┌──
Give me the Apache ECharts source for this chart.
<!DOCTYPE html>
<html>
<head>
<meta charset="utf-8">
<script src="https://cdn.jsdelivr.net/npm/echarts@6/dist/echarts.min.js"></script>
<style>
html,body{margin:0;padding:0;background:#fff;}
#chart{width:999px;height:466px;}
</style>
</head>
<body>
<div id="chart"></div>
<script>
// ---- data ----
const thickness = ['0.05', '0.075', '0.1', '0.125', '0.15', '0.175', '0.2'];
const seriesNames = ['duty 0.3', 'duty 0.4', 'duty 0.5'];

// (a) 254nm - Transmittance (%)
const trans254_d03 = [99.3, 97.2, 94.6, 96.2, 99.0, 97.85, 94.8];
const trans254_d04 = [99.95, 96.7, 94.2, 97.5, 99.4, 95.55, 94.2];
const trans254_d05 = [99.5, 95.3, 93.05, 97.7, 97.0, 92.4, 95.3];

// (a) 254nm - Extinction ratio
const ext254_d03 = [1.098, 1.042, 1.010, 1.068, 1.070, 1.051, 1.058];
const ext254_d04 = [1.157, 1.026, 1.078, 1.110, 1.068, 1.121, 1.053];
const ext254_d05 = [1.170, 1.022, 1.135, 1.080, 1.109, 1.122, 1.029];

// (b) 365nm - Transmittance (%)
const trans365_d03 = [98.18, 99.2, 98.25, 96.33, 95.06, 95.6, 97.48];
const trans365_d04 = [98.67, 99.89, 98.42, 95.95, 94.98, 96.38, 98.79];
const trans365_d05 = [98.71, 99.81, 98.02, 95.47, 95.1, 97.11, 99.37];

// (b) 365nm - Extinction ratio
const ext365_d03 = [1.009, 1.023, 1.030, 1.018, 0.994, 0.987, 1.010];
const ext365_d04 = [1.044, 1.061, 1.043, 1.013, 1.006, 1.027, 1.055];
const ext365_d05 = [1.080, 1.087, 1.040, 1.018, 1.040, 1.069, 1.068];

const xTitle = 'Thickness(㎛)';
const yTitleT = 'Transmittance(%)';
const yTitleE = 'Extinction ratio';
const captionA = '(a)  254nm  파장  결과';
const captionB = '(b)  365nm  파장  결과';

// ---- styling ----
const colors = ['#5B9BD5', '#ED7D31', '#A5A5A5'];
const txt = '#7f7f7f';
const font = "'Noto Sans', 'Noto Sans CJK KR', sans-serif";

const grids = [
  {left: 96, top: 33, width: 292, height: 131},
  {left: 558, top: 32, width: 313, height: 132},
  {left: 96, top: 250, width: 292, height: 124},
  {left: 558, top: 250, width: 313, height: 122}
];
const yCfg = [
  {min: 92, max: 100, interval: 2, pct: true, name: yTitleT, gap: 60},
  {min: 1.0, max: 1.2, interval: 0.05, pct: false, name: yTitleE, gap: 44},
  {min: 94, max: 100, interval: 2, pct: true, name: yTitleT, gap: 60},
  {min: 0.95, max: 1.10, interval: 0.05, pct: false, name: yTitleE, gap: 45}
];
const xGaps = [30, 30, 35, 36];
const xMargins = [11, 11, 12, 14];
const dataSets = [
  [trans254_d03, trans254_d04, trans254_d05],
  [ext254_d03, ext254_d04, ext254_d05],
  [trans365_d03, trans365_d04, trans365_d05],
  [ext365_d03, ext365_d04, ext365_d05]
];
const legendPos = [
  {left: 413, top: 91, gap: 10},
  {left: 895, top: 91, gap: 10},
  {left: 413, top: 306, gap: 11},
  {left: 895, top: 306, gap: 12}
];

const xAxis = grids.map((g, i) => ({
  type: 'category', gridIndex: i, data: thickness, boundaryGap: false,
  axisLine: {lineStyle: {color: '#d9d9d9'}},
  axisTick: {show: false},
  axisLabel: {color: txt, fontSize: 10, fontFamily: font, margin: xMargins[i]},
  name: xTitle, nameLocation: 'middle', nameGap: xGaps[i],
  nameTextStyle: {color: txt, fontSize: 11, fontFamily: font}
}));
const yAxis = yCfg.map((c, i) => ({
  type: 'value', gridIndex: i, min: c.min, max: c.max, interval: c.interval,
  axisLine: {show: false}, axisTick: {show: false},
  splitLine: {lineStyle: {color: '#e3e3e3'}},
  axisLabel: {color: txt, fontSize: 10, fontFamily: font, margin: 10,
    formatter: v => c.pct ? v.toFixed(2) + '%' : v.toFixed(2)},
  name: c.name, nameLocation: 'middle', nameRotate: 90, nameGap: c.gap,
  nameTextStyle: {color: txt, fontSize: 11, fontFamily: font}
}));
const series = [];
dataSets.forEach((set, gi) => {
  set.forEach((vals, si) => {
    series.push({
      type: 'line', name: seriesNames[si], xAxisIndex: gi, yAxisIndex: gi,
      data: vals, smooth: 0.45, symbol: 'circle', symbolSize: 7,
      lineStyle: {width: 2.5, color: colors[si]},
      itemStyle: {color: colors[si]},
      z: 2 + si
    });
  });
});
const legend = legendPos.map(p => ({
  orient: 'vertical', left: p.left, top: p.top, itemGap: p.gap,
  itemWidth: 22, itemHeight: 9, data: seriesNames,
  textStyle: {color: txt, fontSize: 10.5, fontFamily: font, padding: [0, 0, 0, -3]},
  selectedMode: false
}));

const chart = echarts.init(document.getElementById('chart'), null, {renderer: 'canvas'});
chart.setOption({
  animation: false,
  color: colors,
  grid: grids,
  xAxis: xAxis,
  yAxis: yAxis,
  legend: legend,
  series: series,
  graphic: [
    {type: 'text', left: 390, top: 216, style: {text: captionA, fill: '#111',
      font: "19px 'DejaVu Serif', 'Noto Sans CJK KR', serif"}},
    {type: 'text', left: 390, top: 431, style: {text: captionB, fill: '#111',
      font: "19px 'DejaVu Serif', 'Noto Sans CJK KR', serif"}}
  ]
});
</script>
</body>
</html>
└──
■ **Problem to solve**:
Can you write out the lines above, from the first one through the one containing "Sans', 'Noto Sans", exactly as they appear and nothing more?

■ **Answer for this exercise**:
Give me the Apache ECharts source for this chart.
<!DOCTYPE html>
<html>
<head>
<meta charset="utf-8">
<script src="https://cdn.jsdelivr.net/npm/echarts@6/dist/echarts.min.js"></script>
<style>
html,body{margin:0;padding:0;background:#fff;}
#chart{width:999px;height:466px;}
</style>
</head>
<body>
<div id="chart"></div>
<script>
// ---- data ----
const thickness = ['0.05', '0.075', '0.1', '0.125', '0.15', '0.175', '0.2'];
const seriesNames = ['duty 0.3', 'duty 0.4', 'duty 0.5'];

// (a) 254nm - Transmittance (%)
const trans254_d03 = [99.3, 97.2, 94.6, 96.2, 99.0, 97.85, 94.8];
const trans254_d04 = [99.95, 96.7, 94.2, 97.5, 99.4, 95.55, 94.2];
const trans254_d05 = [99.5, 95.3, 93.05, 97.7, 97.0, 92.4, 95.3];

// (a) 254nm - Extinction ratio
const ext254_d03 = [1.098, 1.042, 1.010, 1.068, 1.070, 1.051, 1.058];
const ext254_d04 = [1.157, 1.026, 1.078, 1.110, 1.068, 1.121, 1.053];
const ext254_d05 = [1.170, 1.022, 1.135, 1.080, 1.109, 1.122, 1.029];

// (b) 365nm - Transmittance (%)
const trans365_d03 = [98.18, 99.2, 98.25, 96.33, 95.06, 95.6, 97.48];
const trans365_d04 = [98.67, 99.89, 98.42, 95.95, 94.98, 96.38, 98.79];
const trans365_d05 = [98.71, 99.81, 98.02, 95.47, 95.1, 97.11, 99.37];

// (b) 365nm - Extinction ratio
const ext365_d03 = [1.009, 1.023, 1.030, 1.018, 0.994, 0.987, 1.010];
const ext365_d04 = [1.044, 1.061, 1.043, 1.013, 1.006, 1.027, 1.055];
const ext365_d05 = [1.080, 1.087, 1.040, 1.018, 1.040, 1.069, 1.068];

const xTitle = 'Thickness(㎛)';
const yTitleT = 'Transmittance(%)';
const yTitleE = 'Extinction ratio';
const captionA = '(a)  254nm  파장  결과';
const captionB = '(b)  365nm  파장  결과';

// ---- styling ----
const colors = ['#5B9BD5', '#ED7D31', '#A5A5A5'];
const txt = '#7f7f7f';
const font = "'Noto Sans', 'Noto Sans CJK KR', sans-serif";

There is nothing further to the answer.